Что же касается собственно археологических источников, которые интересуют историю религии, их можно разделить на две категории: памятники архитектуры и изобразительные памятники. Разрушенные здания, более или менее репрезентативные, в зависимости от степени их разрушения, позволяют лучше познакомиться с планами святилищ и расположением священных сооружений: храмы, сокровищницы, алтари, специальные здания, предназначенные для мистерий, портики, чудодейственные источники. В исключительных случаях более или менее точно можно воссоздать их профиль. Частичные реконструкции, которые сегодня охотно называют неологизмом анастилоз, позволяют оценить масштабы площадок и мысленно воссоздать мероприятия, проводившиеся на них.

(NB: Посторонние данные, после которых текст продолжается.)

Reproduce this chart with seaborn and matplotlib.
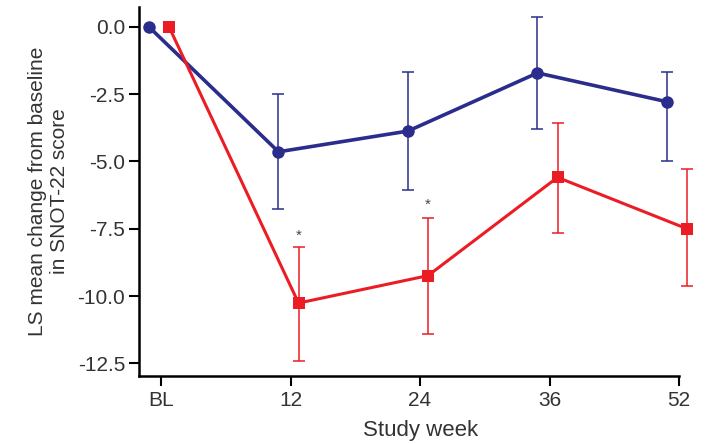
import matplotlib
matplotlib.use("Agg")
import matplotlib.pyplot as plt
import seaborn as sns
import pandas as pd
import numpy as np

weeks = ["BL", "12", "24", "36", "52"]
blue_mean = [0.0, -4.64, -3.87, -1.71, -2.78]
blue_low = [0.0, -6.77, -6.05, -3.78, -4.99]
blue_high = [0.0, -2.50, -1.66, 0.35, -1.66]
red_mean = [0.0, -10.26, -9.24, -5.59, -7.50]
red_low = [0.0, -12.42, -11.41, -7.67, -9.63]
red_high = [0.0, -8.19, -7.10, -3.56, -5.28]
star_weeks = ["12", "24"]
star_y = [-7.76, -6.62]
yticks = [0.0, -2.5, -5.0, -7.5, -10.0, -12.5]

sns.set_theme(style="ticks")
plt.rcParams['font.family'] = ['Liberation Sans', 'DejaVu Sans']

BLUE = "#2b2d8c"
RED = "#ec1c24"
off_b, off_r = -0.093, 0.062

idx = np.arange(len(weeks))
df = pd.concat([
    pd.DataFrame({"x": idx + off_b, "y": blue_mean, "grp": "A"}),
    pd.DataFrame({"x": idx + off_r, "y": red_mean, "grp": "B"}),
])

fig = plt.figure(figsize=(7.16, 4.44), dpi=100)
ax = fig.add_axes([139/716, 1-376/444, (679-139)/716, (376-7)/444])

for grp, col, mk, ms, lw in [("A", BLUE, "o", 9, 2.6), ("B", RED, "s", 9, 2.2)]:
    sub = df[df.grp == grp]
    sns.lineplot(data=sub, x="x", y="y", color=col, marker=mk, markersize=ms,
                 markeredgewidth=0, linewidth=lw, ax=ax, clip_on=False,
                 zorder=3, legend=False)

for mean, lo, hi, off, col in [(blue_mean, blue_low, blue_high, off_b, BLUE),
                               (red_mean, red_low, red_high, off_r, RED)]:
    m = np.array(mean[1:]); l = np.array(lo[1:]); h = np.array(hi[1:])
    ax.errorbar(idx[1:] + off, m, yerr=[m - l, h - m], fmt="none", ecolor=col,
                elinewidth=1.1, capsize=4.5, capthick=1.1, clip_on=False, zorder=2)

for w, y in zip(star_weeks, star_y):
    ax.text(weeks.index(w) + off_r, y, "*", ha="center", va="center",
            fontsize=11, color="#444444")

ax.set_xlim(-0.17, 4.0)
ax.set_ylim(-12.97, 0.74)
ax.set_xticks(idx)
ax.set_xticklabels(weeks)
ax.set_yticks(yticks)
ax.set_yticklabels([f"{t:.1f}" for t in yticks])
ax.tick_params(axis="both", labelsize=15, width=1.5, length=7, color="black",
               labelcolor="#333333")
ax.tick_params(axis="x", pad=4)
ax.tick_params(axis="y", pad=3)
for s in ["left", "bottom"]:
    ax.spines[s].set_linewidth(1.8)
    ax.spines[s].set_color("black")
sns.despine(ax=ax)
ax.set_xlabel("Study week", fontsize=16, color="#333333")
ax.xaxis.set_label_coords(0.522, -0.118)
ax.set_ylabel("LS mean change from baseline\nin SNOT-22 score", fontsize=15,
              color="#333333", labelpad=6, linespacing=1.2)

fig.savefig("out.png", dpi=100)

Изобразительные памятники вносят уточнения в эту картину: найденные статуи, будь то дары или позднейшие копии знаменитых памятников, дают нам образ божества; надгробные или посвятительные рельефы изображают верующих перед богом или живых вокруг покойного, которому смерть даровала вечный покой; скульптурные украшения в религиозных сооружениях, фронтоны, метопы, сплошные ионические фризы, карнизы и архитравы разворачивают перед нашим взором сюжеты, выбранные не случайно, а по крайней мере с целью послужить уроком посетителю; рисунки на вазах в их бесконечном разнообразии представляют весьма интересные ритуальные сцены и множество мифологических изображений, которые своеобразно обогащают свидетельства текстов. Число этих источников ставит перед специалистом неразрешимые задачи. Тем не менее постепенно их изучение продвигается, и изображения получают свои толкования, так же как и сведения, почерпнутые из текстов, оживают при сопоставлении с археологическими источниками. Метод, заключающийся в сопоставлении источников для их взаимного прояснения и требующий от исследователя разносторонней осведомленности и обширных познаний, безусловно, весьма плодотворен во всех сферах изучения Античности, но особенно необходим он в истории религии: замечательные работы шведского ученого М. П. Нильссона с блеском это продемонстрировали. Говоря о греческой религии, необходимо учитывать все эти разнородные элементы, чтобы сопоставлять данные.

* * *

По их свидетельствам, греческая религия представляется нам тесно связанной с социальными группами. Частично это отражается в источниках, к которым мы обращаемся, в текстах, регламентирующих коллективные церемонии, в общественных памятниках, построенных в честь богов-покровителей города, в произведениях искусства, иллюстрирующих общественные верования. Но это еще и основная черта человека эпохи классической Греции. Он не позиционирует себя как отдельного индивида, чье личное спасение может быть получено вне зависимости от социальных групп, к которым он принадлежит: это существо в высшей степени социальное, или, по словам Аристотеля, «политическое существо», которое зависит от отношений с другими и которое по-настоящему может выполнить свое предназначение лишь сквозь призму этих отношений. Мы говорили об этом, анализируя феномен войны. Но религия — основной психологический элемент, обеспечивающий сплоченность групп и долговременность их существования. Вот почему ее проявления, даже индивидуальные, как правило, имеют более или менее выраженный социальный характер: если они направлены к божеству, они подразумевают наличие зрителей, которые были свидетелями и ради которых старался автор священного действа.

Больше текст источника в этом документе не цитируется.